A ‘commitment to lifelong learning’

The proposal Mayor Mike Ragsdale put on the table to create a new downtown library to replace Knox County’s outgrown facility on Church Avenue is going to kick up a fuss. That much is easy to surmise after seeing the results of a local public-opinion poll on library usage and after hearing County Commissioner Mary Lou Horner tell a television audience Sunday that we don’t need one.

We do need a bigger and better library. Remember, the same Mary Lou Horner was the retro-commissioner who said not all that long ago, in the 1990s in fact, that we didn’t need computers in the public schools. The idea that she doesn’t think she needs a library should be evident in her remarks.

More disturbing is the information on library usage that was aired last week on WBIR-TV 10. Channel 10’s poll, taken in Knox County by Survey USA, a public-opinion and market-research group out of New Jersey, showed that 77 percent of those asked how often they use the library system said less than twice a month, and 63 percent said they wouldn’t use a downtown library, even if parking were easily available.

Perhaps it should be somewhat reassuring to see that 30 percent would use the library if they had the kind of parking Ragsdale envisions providing at the site, along Church Avenue next to State Street. And the 22 percent who do use the library twice or more each month is a decent number, particularly when the daytime sampling that the pollsters made is taken into account. People at home in the daytime are not fully representative of the Knox County population. Still, the whole survey is discouraging. Only a few weeks ago, the county was floating an earlier poll that showed more than 80 percent of Knox Countians supported a new library.

Mike Cohen, Ragsdale’s mouthpiece, says there is a petition now circulating that works to bolster the county mayor’s position.

“Just in the first couple of days after the announcement [last Thursday], 475 people had signed a petition supporting the library proposal,” Cohen says. He also says that when 30 people stood up to speak for or against the mayor’s budget at a Monday hearing, 27 supported the budget, including the library, and only three opposed it.

The petition going around says that the new library “will demonstrate that our community is committed to lifelong learning” and that it will also attract people downtown and make the whole library branch system stronger.

“Please vote to support funding for the new library,” the petition concludes. The signers knew or should have known that Ragsdale’s ballpark figure on the cost of a showcase library is “up to $45 million.” That’s indeed a pretty penny, but the county can’t get along for long without a much better central library than it now has.

“Look at what the new library has done for downtown Nashville. Look at Denver and Des Moines. Kansas City is working on one,” says Cohen, partly echoing what his boss said in the “state of the community” speech in which the library was proposed for the old News Sentinel site, which he’s asking the city to donate.

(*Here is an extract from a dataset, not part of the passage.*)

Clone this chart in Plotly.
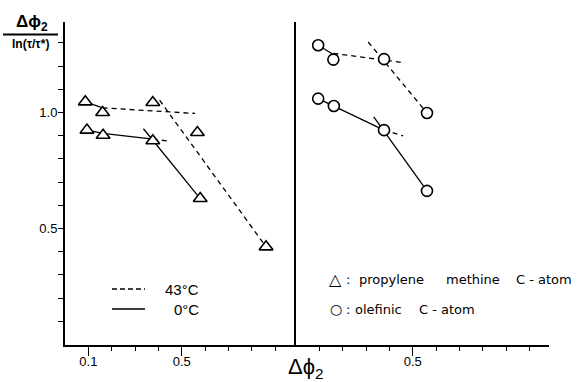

He didn’t suggest an outright swap for the county’s property two blocks north along State Street, but he could have.

Ragsdale says the library we build should feature “the same quality and permanence as our new East Tennessee History Center.” It should, but it should also allow for expansion in ways the current central library does not. Then we wouldn’t have to go through this again in 25 or 30 years and listen to a Commissioner Horner lament and disparage the whole process of civilization and human development all over again.